[Collection entries]
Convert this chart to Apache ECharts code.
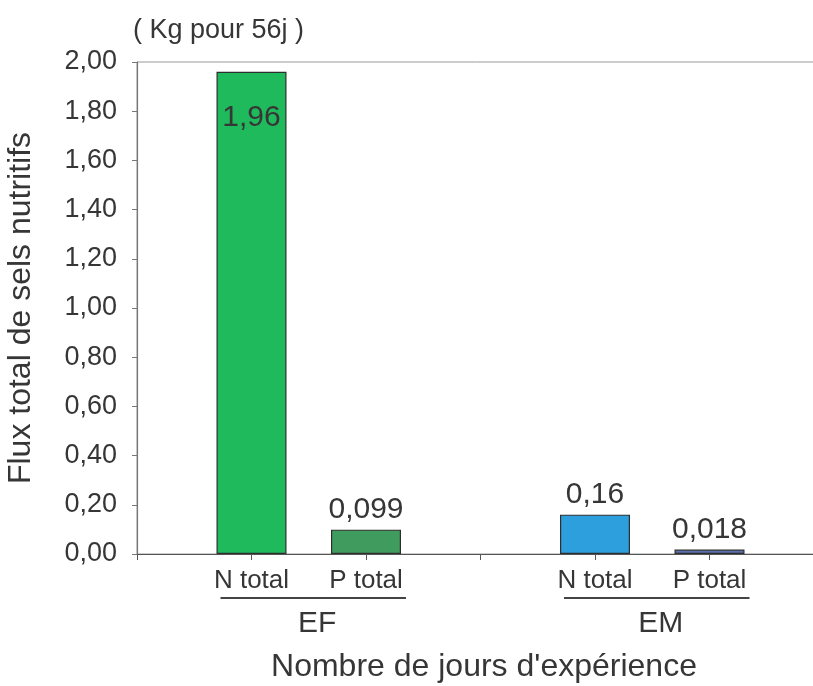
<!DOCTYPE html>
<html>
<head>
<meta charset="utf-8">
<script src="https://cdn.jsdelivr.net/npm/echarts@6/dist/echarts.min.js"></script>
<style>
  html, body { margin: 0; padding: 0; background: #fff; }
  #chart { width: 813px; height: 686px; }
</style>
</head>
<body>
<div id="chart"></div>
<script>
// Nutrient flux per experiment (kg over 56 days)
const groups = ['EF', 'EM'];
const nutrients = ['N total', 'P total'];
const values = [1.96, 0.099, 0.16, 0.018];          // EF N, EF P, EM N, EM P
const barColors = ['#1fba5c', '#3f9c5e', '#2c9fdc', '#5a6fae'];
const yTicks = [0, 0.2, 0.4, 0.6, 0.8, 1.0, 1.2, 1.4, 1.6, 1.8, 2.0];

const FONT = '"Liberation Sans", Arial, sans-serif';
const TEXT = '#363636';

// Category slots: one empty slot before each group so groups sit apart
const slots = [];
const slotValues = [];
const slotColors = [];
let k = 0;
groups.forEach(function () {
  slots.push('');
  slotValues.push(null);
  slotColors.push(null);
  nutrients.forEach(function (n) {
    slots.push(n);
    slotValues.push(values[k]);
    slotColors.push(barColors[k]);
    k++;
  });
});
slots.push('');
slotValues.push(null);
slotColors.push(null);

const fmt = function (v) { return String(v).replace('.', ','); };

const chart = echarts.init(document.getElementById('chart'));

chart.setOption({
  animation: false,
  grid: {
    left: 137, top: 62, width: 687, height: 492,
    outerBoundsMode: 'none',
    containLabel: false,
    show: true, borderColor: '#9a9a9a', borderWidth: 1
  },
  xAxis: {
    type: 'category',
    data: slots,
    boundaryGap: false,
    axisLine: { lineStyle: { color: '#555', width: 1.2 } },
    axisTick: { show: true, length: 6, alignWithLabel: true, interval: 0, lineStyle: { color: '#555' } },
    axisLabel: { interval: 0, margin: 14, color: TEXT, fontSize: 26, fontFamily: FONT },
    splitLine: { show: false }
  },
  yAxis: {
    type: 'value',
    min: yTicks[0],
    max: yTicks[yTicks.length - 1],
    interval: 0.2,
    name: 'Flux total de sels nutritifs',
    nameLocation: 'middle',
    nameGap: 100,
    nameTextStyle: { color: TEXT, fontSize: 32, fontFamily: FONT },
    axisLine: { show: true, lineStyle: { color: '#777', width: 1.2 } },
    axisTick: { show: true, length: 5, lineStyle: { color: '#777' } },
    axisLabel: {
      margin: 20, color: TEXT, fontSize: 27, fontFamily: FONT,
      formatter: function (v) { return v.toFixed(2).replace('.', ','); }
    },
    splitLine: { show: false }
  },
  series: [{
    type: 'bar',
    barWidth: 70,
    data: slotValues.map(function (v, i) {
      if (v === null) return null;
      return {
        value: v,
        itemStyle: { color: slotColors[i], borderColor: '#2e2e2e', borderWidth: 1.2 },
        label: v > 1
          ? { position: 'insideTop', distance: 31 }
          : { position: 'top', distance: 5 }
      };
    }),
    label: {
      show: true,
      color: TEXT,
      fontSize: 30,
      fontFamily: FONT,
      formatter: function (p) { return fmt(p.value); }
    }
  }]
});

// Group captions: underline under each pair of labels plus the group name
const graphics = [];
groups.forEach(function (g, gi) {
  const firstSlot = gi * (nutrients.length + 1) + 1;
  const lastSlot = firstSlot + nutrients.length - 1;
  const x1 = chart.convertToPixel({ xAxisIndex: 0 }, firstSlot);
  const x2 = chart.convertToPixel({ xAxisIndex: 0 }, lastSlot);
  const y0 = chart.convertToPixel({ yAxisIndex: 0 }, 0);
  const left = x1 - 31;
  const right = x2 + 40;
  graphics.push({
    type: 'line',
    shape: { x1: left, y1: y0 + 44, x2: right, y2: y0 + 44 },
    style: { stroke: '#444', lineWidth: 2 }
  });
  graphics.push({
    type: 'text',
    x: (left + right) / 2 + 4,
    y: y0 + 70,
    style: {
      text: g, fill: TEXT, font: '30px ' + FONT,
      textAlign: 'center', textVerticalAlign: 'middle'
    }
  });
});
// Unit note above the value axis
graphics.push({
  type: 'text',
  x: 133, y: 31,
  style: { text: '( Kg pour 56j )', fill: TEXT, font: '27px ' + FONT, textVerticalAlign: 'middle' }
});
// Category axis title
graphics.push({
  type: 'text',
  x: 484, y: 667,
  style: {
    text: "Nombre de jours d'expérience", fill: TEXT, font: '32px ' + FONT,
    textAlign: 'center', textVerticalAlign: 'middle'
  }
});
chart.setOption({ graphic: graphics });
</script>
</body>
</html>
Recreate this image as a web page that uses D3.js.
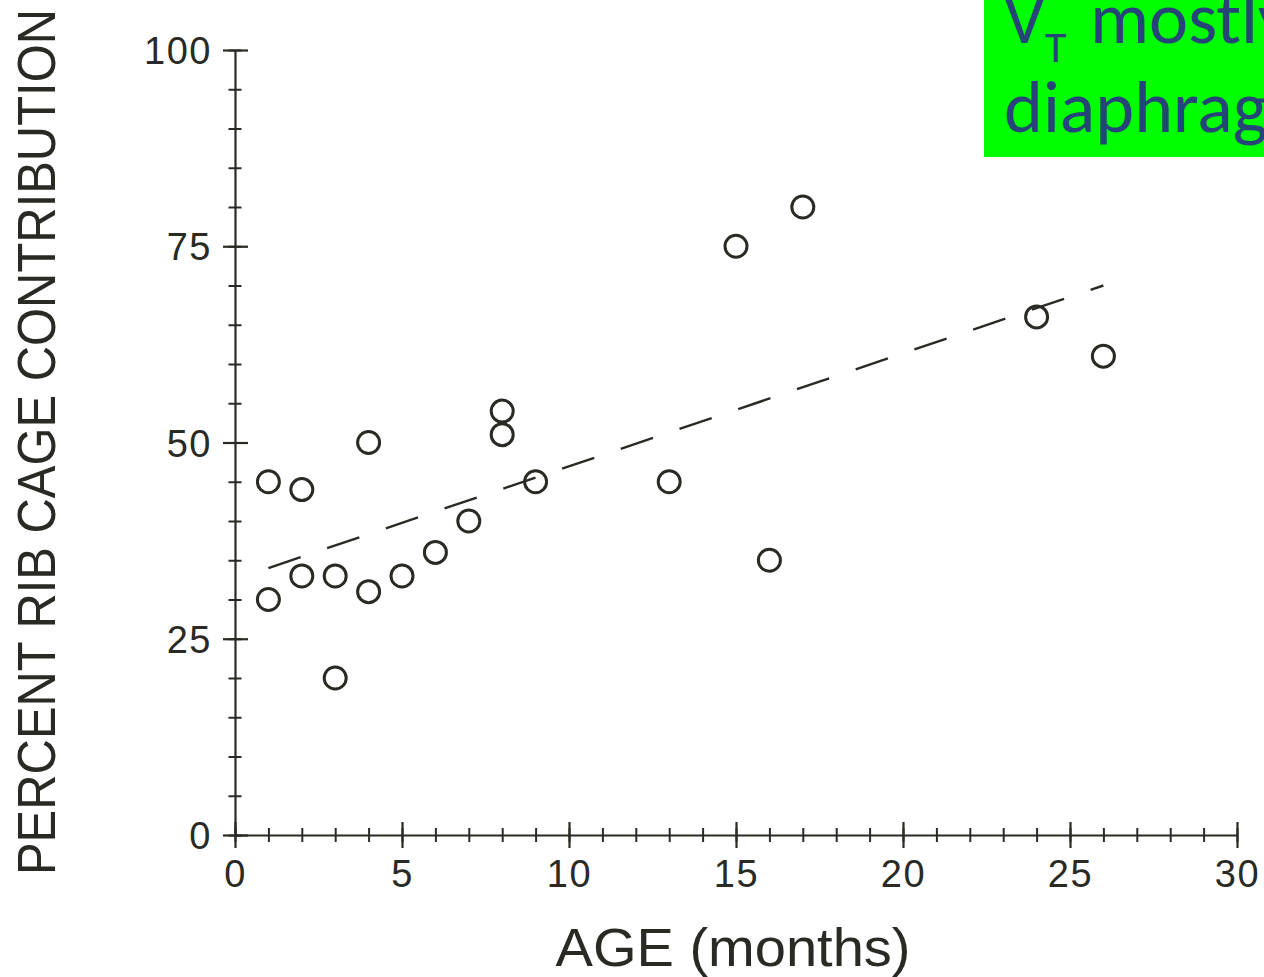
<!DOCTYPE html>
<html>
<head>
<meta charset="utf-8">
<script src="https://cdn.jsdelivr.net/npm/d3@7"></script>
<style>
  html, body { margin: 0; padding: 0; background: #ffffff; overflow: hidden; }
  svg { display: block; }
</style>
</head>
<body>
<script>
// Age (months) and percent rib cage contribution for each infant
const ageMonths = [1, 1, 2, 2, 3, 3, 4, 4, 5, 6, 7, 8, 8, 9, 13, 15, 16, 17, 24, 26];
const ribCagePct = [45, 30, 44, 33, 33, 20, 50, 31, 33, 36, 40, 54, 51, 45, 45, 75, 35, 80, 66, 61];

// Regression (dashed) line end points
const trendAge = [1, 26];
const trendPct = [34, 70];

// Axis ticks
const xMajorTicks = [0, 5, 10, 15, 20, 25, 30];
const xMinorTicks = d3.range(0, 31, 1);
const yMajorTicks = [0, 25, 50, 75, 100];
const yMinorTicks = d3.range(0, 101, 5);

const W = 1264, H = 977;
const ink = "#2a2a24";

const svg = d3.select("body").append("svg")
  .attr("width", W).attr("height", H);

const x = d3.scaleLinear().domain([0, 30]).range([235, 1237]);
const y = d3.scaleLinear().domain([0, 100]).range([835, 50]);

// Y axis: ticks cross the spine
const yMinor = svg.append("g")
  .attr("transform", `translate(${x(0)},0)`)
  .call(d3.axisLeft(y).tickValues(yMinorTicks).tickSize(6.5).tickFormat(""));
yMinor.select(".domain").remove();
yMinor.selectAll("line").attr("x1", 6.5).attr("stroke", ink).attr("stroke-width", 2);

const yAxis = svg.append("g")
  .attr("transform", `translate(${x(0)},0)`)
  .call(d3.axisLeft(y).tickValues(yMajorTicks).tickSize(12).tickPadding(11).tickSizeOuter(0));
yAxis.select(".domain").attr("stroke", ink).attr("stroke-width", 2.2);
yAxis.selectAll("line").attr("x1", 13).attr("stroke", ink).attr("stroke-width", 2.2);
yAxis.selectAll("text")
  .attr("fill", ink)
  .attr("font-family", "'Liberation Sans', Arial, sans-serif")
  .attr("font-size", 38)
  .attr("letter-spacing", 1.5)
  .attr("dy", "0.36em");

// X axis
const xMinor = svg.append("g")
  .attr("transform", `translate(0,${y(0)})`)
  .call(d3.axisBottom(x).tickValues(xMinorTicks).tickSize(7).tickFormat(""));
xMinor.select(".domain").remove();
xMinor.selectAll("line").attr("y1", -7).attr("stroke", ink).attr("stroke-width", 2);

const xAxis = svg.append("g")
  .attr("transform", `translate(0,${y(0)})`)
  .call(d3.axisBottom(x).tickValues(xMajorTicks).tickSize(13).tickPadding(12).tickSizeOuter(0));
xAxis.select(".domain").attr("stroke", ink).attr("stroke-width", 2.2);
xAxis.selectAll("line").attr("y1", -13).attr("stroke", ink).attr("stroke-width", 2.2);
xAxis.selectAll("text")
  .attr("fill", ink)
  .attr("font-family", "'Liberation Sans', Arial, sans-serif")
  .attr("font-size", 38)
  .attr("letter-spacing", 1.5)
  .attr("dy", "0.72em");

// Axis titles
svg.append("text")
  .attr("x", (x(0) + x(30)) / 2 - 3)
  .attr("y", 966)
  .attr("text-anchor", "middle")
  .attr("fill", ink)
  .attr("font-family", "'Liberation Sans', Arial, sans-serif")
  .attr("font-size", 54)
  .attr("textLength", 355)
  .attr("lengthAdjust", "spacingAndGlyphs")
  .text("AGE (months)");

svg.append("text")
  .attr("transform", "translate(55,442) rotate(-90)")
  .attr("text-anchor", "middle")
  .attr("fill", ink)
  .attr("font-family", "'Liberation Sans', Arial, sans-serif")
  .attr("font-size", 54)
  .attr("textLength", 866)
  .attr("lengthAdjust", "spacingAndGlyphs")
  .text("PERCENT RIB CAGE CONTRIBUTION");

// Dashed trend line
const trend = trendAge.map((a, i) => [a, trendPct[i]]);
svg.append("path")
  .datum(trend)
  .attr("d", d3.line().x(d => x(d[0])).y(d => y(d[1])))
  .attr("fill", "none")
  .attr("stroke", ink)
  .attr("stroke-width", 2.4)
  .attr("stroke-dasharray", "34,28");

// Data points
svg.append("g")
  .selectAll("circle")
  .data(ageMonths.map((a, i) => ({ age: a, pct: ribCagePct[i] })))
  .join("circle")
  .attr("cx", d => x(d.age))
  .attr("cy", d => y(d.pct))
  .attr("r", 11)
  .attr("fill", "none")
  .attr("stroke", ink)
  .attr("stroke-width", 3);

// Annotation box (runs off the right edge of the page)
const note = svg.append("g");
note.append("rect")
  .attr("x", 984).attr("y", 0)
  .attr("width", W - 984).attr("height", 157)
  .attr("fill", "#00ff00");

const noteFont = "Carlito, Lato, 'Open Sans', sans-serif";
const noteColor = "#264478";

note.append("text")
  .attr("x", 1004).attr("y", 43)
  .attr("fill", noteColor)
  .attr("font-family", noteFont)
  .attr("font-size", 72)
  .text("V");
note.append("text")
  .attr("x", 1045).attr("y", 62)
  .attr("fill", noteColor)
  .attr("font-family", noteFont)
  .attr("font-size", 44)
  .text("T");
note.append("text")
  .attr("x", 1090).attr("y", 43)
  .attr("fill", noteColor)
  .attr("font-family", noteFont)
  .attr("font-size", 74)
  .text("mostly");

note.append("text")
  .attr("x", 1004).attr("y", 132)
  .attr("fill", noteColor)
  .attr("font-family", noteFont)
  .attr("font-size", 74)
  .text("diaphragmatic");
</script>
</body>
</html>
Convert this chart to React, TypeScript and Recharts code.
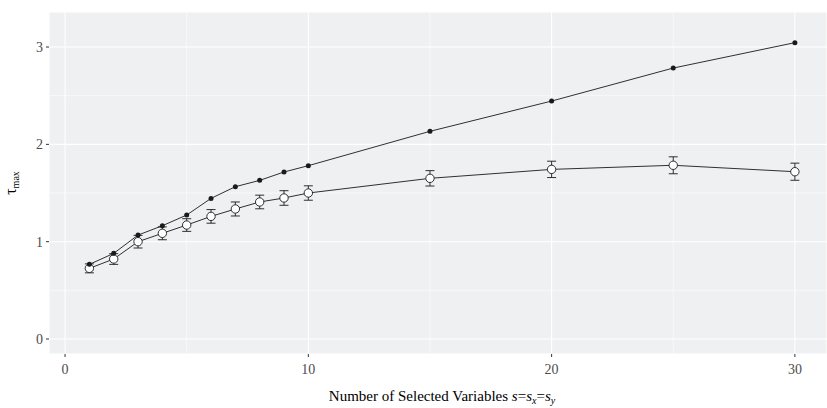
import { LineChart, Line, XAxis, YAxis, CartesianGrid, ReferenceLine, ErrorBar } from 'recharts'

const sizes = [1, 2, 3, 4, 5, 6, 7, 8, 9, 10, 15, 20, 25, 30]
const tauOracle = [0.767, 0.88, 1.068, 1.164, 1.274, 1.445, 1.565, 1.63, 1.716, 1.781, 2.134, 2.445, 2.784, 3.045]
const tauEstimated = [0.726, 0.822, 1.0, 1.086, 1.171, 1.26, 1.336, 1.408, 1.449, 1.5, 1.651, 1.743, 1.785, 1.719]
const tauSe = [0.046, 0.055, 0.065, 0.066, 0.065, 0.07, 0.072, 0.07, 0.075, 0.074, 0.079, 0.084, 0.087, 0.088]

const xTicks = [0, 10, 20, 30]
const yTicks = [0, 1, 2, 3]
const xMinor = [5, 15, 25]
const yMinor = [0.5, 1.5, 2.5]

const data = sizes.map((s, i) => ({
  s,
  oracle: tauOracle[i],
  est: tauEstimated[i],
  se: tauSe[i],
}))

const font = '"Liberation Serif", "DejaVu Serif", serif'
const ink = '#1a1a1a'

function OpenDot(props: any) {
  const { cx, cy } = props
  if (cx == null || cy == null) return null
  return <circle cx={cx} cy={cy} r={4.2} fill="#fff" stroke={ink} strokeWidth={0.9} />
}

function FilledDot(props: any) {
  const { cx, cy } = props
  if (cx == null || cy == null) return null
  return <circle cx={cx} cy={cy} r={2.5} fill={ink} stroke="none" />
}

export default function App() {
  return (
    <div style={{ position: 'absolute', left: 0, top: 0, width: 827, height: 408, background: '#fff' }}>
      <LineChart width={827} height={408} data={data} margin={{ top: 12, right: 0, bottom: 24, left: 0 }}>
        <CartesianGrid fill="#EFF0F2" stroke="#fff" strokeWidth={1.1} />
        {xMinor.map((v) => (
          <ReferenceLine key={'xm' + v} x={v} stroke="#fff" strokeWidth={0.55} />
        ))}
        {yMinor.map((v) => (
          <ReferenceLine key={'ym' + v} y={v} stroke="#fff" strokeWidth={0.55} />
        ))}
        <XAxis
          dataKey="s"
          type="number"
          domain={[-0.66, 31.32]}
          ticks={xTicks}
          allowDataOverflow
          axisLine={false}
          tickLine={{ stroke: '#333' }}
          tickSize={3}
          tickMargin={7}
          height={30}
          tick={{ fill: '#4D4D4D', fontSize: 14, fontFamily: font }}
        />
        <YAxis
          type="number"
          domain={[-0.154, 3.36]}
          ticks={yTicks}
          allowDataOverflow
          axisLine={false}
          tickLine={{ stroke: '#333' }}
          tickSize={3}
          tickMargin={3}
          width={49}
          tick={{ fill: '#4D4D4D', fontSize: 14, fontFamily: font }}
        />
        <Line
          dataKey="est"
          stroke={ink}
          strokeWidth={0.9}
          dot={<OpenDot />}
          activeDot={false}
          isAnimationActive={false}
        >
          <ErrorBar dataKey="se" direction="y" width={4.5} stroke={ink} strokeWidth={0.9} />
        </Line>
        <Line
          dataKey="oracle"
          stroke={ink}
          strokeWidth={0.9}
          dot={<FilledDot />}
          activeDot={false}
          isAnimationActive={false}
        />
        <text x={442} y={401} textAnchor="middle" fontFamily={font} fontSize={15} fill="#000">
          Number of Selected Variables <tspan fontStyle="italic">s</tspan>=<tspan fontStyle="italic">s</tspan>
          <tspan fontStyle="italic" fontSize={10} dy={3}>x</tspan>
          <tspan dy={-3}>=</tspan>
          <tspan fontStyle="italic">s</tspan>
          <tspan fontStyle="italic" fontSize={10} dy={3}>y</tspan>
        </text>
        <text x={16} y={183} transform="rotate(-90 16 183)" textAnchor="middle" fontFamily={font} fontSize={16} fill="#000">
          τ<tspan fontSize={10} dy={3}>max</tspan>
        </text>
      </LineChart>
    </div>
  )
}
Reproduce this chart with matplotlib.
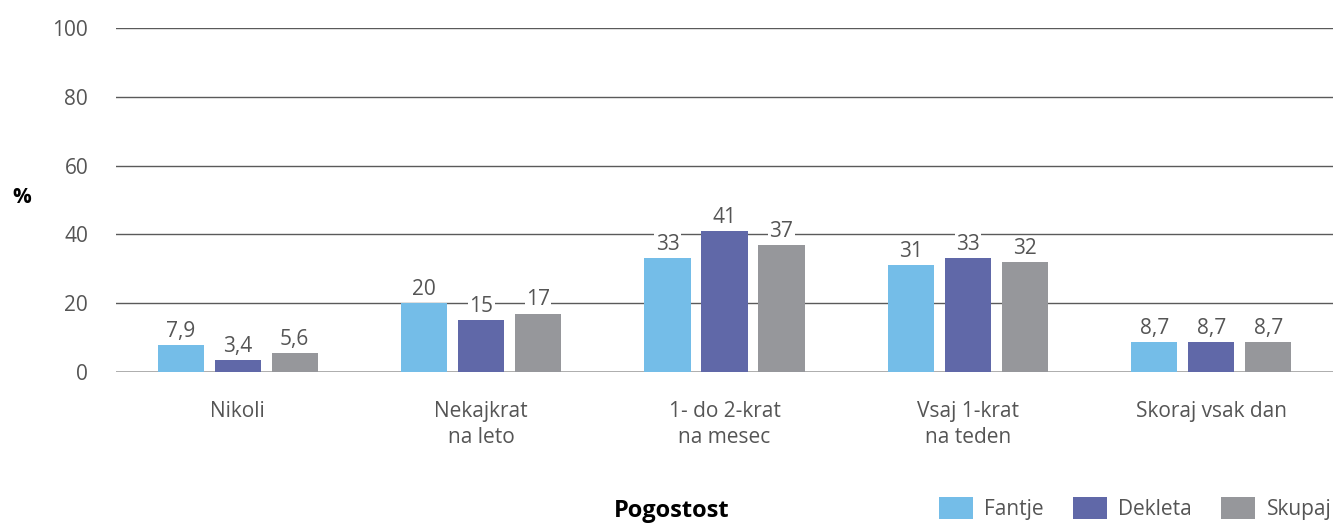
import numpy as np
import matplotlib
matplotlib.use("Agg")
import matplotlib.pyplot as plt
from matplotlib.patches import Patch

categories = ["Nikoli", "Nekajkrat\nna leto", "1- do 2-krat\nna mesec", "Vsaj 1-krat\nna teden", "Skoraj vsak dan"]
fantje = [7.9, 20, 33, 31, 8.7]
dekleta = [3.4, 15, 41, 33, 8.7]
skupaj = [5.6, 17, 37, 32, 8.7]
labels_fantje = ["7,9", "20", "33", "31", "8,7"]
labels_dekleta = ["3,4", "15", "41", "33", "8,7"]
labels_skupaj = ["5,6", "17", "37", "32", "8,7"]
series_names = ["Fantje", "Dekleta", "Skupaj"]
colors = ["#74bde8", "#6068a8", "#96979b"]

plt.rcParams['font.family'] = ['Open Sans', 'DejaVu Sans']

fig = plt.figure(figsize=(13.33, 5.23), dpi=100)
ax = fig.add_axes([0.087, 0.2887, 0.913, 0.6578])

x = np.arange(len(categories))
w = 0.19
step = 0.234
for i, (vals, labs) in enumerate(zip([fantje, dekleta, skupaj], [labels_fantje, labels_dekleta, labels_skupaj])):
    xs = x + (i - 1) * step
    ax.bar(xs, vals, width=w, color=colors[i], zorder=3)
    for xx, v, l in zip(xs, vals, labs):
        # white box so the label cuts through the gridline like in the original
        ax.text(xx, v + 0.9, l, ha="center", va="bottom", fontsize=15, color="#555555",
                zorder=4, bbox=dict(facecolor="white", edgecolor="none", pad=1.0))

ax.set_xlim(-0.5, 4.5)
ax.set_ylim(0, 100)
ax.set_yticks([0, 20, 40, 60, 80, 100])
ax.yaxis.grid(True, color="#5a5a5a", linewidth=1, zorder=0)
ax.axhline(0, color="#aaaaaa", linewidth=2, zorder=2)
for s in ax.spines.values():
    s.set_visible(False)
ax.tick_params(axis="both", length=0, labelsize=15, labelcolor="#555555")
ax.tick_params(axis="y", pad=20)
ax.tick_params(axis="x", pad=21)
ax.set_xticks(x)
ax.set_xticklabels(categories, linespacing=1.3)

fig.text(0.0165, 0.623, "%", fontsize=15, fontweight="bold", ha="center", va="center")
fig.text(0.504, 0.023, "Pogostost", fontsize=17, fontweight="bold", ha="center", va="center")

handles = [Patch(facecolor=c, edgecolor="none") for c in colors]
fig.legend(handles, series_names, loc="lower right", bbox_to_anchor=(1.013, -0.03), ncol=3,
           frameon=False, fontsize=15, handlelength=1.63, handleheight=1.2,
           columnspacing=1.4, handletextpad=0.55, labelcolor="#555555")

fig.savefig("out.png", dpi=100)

→ Problem: From the entries above, copy exactly the lines starting at the one with "Recreate this image" and stopping at the one with "const trendPct = [34, 70];", keeping both ends. Drop the pictures.

→ The result:
Recreate this image as a web page that uses D3.js.
<!DOCTYPE html>
<html>
<head>
<meta charset="utf-8">
<script src="https://cdn.jsdelivr.net/npm/d3@7"></script>
<style>
  html, body { margin: 0; padding: 0; background: #ffffff; overflow: hidden; }
  svg { display: block; }
</style>
</head>
<body>
<script>
// Age (months) and percent rib cage contribution for each infant
const ageMonths = [1, 1, 2, 2, 3, 3, 4, 4, 5, 6, 7, 8, 8, 9, 13, 15, 16, 17, 24, 26];
const ribCagePct = [45, 30, 44, 33, 33, 20, 50, 31, 33, 36, 40, 54, 51, 45, 45, 75, 35, 80, 66, 61];

// Regression (dashed) line end points
const trendAge = [1, 26];
const trendPct = [34, 70];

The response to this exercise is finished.